WORK REQUIRED:
Will you repeat only the lines from the one with "Reproduce this diagram with TikZ." through the one with "(boxfoot) at (1632,1058);", both included, leaving every picture out?

RECORDS TO PROCESS:
=-=-=

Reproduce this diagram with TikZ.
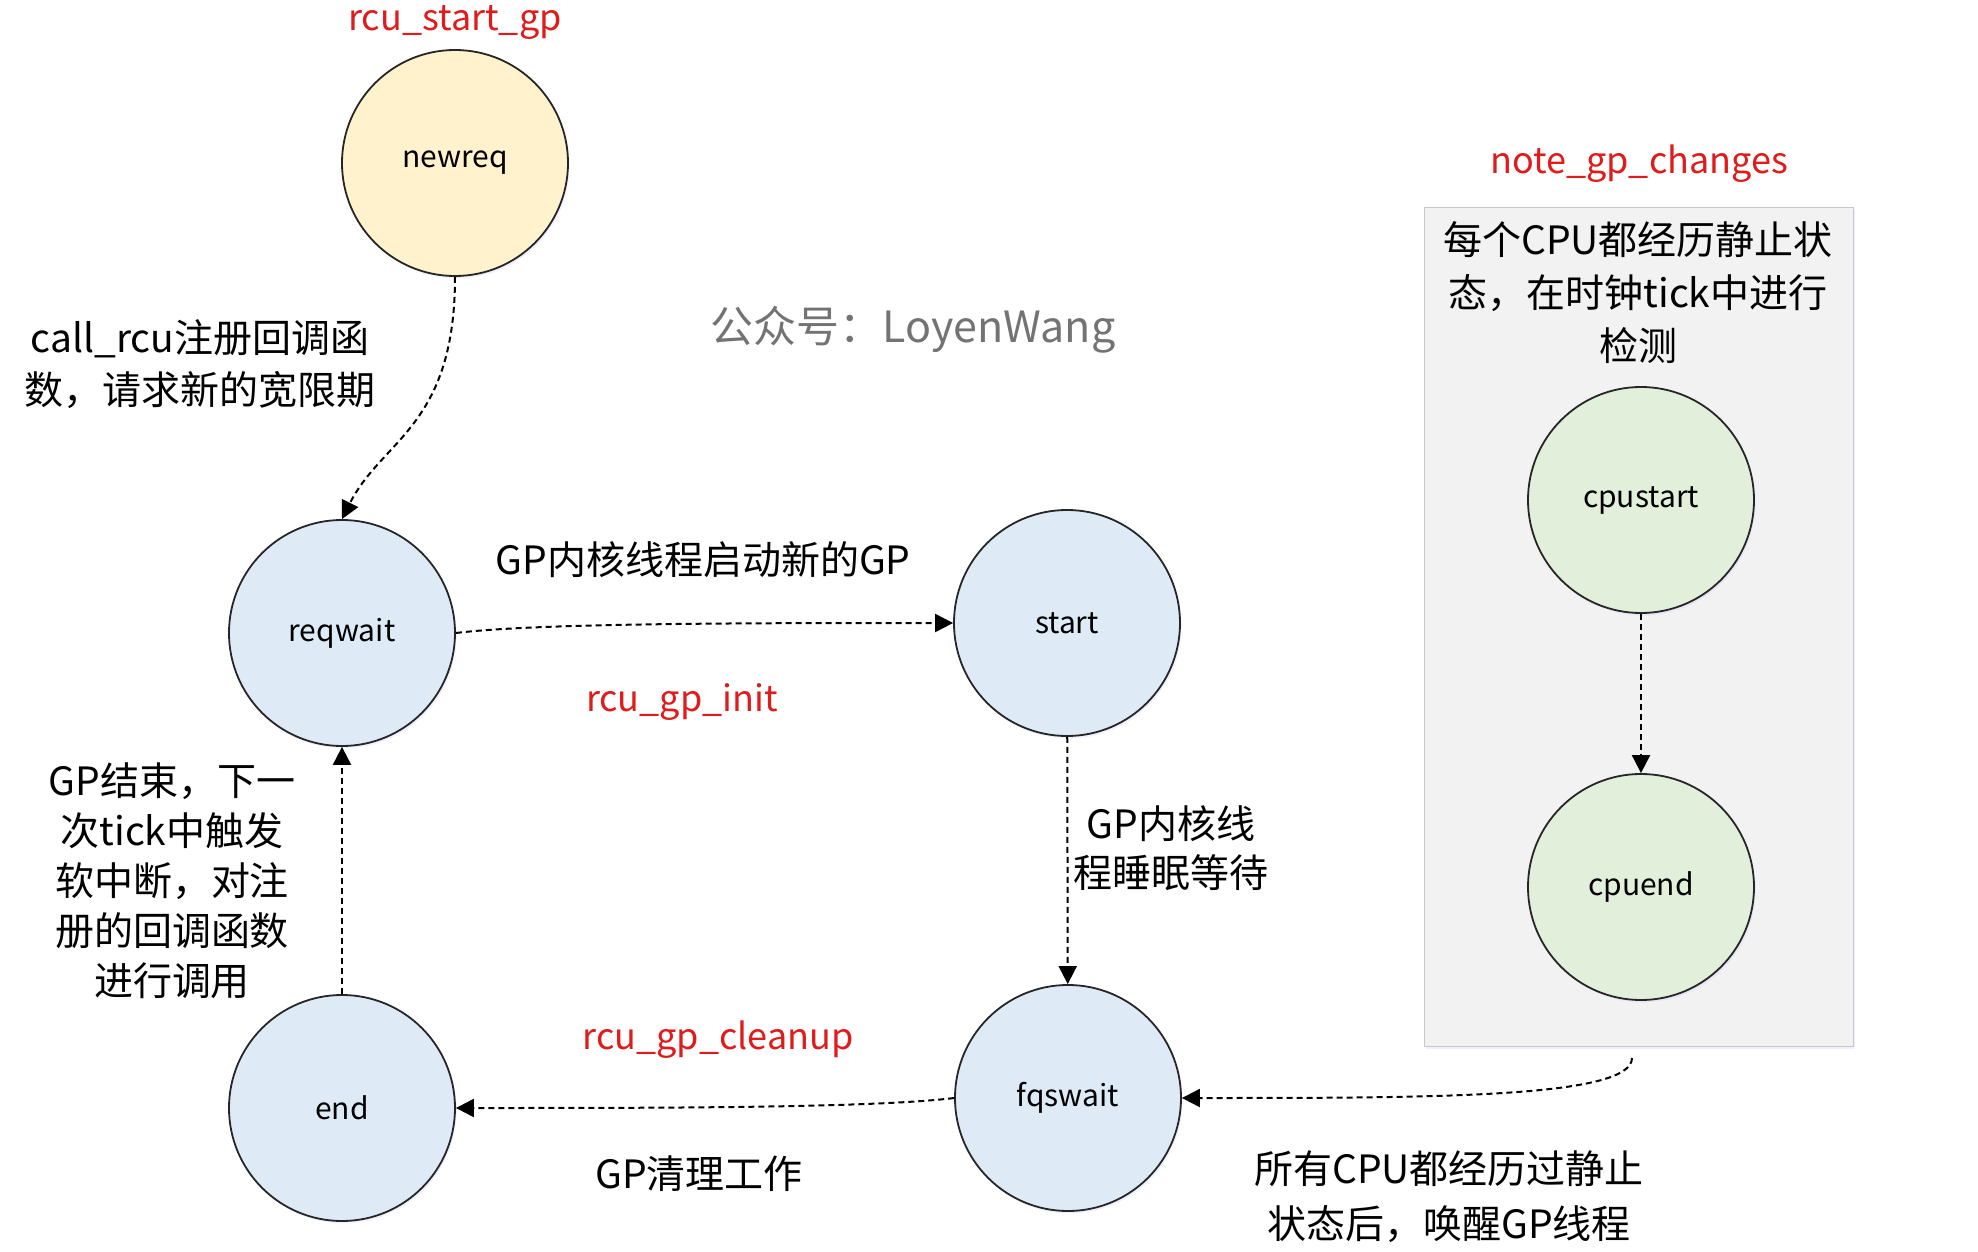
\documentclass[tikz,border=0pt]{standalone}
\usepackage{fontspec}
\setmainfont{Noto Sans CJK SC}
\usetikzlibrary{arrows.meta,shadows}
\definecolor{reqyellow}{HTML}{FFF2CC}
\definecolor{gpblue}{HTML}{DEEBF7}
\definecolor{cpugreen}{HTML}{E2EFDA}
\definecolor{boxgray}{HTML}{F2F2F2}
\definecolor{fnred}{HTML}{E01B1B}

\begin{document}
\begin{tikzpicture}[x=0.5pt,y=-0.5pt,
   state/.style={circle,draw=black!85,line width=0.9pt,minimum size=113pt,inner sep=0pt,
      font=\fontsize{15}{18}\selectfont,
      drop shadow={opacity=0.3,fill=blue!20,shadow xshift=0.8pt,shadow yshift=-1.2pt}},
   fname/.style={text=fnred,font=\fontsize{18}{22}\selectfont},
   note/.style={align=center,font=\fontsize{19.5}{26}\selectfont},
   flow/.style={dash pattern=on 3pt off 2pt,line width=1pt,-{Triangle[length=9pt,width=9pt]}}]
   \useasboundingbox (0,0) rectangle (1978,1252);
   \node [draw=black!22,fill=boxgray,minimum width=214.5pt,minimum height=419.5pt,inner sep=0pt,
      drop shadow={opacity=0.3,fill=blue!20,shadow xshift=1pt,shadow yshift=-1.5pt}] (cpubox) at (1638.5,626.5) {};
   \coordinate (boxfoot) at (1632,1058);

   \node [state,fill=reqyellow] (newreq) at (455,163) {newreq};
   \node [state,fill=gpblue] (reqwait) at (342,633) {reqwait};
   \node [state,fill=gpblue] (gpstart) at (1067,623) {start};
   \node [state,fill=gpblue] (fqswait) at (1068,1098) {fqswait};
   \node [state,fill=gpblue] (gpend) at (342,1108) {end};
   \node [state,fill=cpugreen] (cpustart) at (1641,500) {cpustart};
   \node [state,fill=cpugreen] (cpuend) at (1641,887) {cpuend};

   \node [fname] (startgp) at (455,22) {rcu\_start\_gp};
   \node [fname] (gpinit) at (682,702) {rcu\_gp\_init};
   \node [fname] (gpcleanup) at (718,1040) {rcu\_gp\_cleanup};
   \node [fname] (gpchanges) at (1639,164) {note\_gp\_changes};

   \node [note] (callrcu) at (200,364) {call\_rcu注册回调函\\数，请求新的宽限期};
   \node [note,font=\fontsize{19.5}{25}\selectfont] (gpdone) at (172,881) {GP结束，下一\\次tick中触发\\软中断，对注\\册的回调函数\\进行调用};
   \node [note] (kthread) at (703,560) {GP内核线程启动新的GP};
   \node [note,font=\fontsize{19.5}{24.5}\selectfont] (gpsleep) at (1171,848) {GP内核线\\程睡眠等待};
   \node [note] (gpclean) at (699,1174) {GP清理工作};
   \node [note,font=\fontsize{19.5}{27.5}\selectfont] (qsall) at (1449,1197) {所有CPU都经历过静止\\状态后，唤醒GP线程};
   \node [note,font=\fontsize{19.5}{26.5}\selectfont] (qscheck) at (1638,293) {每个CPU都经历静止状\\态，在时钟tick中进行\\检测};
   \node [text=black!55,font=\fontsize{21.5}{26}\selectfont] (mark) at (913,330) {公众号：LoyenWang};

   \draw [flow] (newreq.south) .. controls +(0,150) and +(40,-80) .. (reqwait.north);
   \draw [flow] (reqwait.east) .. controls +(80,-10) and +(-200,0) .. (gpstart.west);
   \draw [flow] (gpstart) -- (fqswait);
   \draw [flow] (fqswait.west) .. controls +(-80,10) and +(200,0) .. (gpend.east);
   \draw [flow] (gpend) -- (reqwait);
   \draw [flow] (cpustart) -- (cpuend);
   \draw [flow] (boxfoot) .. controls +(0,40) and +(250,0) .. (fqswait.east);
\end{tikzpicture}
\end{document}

=-=-=

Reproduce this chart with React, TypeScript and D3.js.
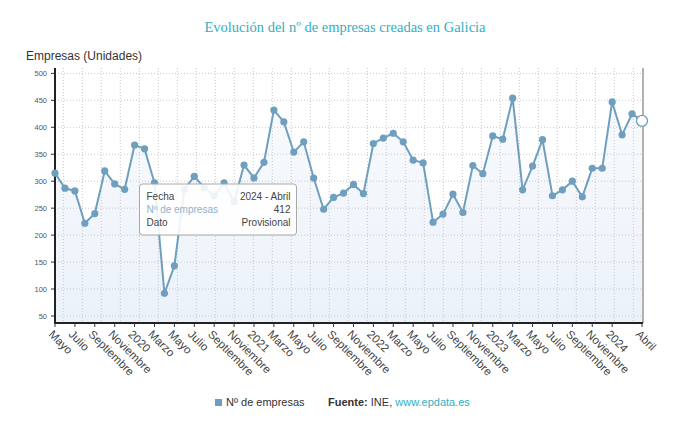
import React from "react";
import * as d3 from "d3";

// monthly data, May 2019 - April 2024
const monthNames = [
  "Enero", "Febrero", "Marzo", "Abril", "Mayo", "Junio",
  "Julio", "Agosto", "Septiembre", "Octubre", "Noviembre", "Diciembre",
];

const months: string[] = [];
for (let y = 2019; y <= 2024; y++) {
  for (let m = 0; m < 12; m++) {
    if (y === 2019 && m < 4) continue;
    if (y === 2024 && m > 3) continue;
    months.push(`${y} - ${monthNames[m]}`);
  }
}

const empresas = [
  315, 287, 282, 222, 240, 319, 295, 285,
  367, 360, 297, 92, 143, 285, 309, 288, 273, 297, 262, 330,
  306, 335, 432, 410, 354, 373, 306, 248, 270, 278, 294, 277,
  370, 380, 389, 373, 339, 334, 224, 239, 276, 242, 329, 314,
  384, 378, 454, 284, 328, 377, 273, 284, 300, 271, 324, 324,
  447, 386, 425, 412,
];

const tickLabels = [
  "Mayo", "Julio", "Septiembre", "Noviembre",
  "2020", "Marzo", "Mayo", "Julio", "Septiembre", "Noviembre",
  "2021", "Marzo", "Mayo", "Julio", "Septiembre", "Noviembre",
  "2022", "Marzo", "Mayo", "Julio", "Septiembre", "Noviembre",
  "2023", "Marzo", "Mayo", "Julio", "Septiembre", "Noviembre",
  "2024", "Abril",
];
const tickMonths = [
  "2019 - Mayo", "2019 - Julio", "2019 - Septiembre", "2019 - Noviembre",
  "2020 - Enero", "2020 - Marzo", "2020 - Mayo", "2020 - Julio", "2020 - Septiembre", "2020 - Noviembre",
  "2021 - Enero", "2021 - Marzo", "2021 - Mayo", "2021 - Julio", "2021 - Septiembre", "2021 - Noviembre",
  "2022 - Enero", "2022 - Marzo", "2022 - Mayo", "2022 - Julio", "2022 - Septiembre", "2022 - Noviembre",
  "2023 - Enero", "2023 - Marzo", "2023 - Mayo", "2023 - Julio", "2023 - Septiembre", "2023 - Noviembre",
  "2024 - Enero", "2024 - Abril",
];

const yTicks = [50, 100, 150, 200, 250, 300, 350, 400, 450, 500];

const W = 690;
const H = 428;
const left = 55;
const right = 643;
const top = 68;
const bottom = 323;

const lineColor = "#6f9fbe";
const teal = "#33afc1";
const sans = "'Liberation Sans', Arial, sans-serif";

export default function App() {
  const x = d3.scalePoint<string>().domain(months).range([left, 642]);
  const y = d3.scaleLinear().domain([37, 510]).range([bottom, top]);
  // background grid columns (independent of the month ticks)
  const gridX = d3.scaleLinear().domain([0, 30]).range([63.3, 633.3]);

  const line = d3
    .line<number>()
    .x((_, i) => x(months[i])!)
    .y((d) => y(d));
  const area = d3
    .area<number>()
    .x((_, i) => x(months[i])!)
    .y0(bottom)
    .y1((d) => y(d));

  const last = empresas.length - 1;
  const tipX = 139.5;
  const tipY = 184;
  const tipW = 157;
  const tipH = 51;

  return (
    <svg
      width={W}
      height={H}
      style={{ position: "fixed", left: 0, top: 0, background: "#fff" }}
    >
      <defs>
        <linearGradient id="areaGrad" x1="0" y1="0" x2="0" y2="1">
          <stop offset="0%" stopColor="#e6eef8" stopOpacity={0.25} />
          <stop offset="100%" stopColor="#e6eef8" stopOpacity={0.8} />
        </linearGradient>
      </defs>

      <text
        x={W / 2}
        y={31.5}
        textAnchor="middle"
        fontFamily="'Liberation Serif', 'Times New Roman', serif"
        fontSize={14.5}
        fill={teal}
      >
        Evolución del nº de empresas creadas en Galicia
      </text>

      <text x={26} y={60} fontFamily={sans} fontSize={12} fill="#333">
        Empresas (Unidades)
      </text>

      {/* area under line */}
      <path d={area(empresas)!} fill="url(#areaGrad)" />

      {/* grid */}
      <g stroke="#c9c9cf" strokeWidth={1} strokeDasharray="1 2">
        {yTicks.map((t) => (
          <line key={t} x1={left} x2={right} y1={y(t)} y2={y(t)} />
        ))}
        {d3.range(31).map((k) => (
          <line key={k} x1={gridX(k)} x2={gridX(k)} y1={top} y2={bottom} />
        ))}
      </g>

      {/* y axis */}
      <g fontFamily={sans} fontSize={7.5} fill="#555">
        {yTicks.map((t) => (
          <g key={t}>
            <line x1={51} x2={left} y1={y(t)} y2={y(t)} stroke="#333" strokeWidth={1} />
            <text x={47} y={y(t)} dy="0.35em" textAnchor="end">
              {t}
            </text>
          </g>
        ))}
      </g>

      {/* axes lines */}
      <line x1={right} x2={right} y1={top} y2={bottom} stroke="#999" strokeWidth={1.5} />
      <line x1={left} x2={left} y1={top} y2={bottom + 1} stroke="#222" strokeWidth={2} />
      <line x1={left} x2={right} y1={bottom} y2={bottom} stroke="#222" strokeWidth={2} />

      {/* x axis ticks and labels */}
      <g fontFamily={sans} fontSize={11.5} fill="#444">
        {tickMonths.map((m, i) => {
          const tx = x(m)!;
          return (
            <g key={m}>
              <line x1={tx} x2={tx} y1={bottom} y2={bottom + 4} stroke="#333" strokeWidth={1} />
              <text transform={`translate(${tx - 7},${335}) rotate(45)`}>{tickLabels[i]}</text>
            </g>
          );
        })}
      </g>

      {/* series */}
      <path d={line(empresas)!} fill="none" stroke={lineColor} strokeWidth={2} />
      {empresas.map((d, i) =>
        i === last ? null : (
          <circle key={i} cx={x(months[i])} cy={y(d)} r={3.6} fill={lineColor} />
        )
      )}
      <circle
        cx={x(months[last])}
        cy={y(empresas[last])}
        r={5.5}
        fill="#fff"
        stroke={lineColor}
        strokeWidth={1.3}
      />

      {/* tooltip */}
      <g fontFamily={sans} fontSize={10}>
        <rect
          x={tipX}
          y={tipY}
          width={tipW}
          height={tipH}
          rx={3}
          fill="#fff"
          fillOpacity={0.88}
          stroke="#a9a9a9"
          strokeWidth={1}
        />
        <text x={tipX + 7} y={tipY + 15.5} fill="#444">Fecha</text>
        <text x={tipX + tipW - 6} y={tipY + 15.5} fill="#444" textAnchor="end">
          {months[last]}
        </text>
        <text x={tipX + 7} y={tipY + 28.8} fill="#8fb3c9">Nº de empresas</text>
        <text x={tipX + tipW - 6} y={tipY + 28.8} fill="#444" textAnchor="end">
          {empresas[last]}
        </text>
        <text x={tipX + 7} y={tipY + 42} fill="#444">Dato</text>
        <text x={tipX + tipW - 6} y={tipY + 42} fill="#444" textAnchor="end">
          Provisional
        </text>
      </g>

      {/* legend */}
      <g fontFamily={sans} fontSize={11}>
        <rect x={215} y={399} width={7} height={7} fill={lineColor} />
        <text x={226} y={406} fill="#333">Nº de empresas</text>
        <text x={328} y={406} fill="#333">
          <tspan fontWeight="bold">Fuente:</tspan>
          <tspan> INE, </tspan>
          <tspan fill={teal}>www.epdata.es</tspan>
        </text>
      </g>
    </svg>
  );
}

=-=-=

WRITTEN REPLY:
Reproduce this diagram with TikZ.
\documentclass[tikz,border=0pt]{standalone}
\usepackage{fontspec}
\setmainfont{Noto Sans CJK SC}
\usetikzlibrary{arrows.meta,shadows}
\definecolor{reqyellow}{HTML}{FFF2CC}
\definecolor{gpblue}{HTML}{DEEBF7}
\definecolor{cpugreen}{HTML}{E2EFDA}
\definecolor{boxgray}{HTML}{F2F2F2}
\definecolor{fnred}{HTML}{E01B1B}

\begin{document}
\begin{tikzpicture}[x=0.5pt,y=-0.5pt,
   state/.style={circle,draw=black!85,line width=0.9pt,minimum size=113pt,inner sep=0pt,
      font=\fontsize{15}{18}\selectfont,
      drop shadow={opacity=0.3,fill=blue!20,shadow xshift=0.8pt,shadow yshift=-1.2pt}},
   fname/.style={text=fnred,font=\fontsize{18}{22}\selectfont},
   note/.style={align=center,font=\fontsize{19.5}{26}\selectfont},
   flow/.style={dash pattern=on 3pt off 2pt,line width=1pt,-{Triangle[length=9pt,width=9pt]}}]
   \useasboundingbox (0,0) rectangle (1978,1252);
   \node [draw=black!22,fill=boxgray,minimum width=214.5pt,minimum height=419.5pt,inner sep=0pt,
      drop shadow={opacity=0.3,fill=blue!20,shadow xshift=1pt,shadow yshift=-1.5pt}] (cpubox) at (1638.5,626.5) {};
   \coordinate (boxfoot) at (1632,1058);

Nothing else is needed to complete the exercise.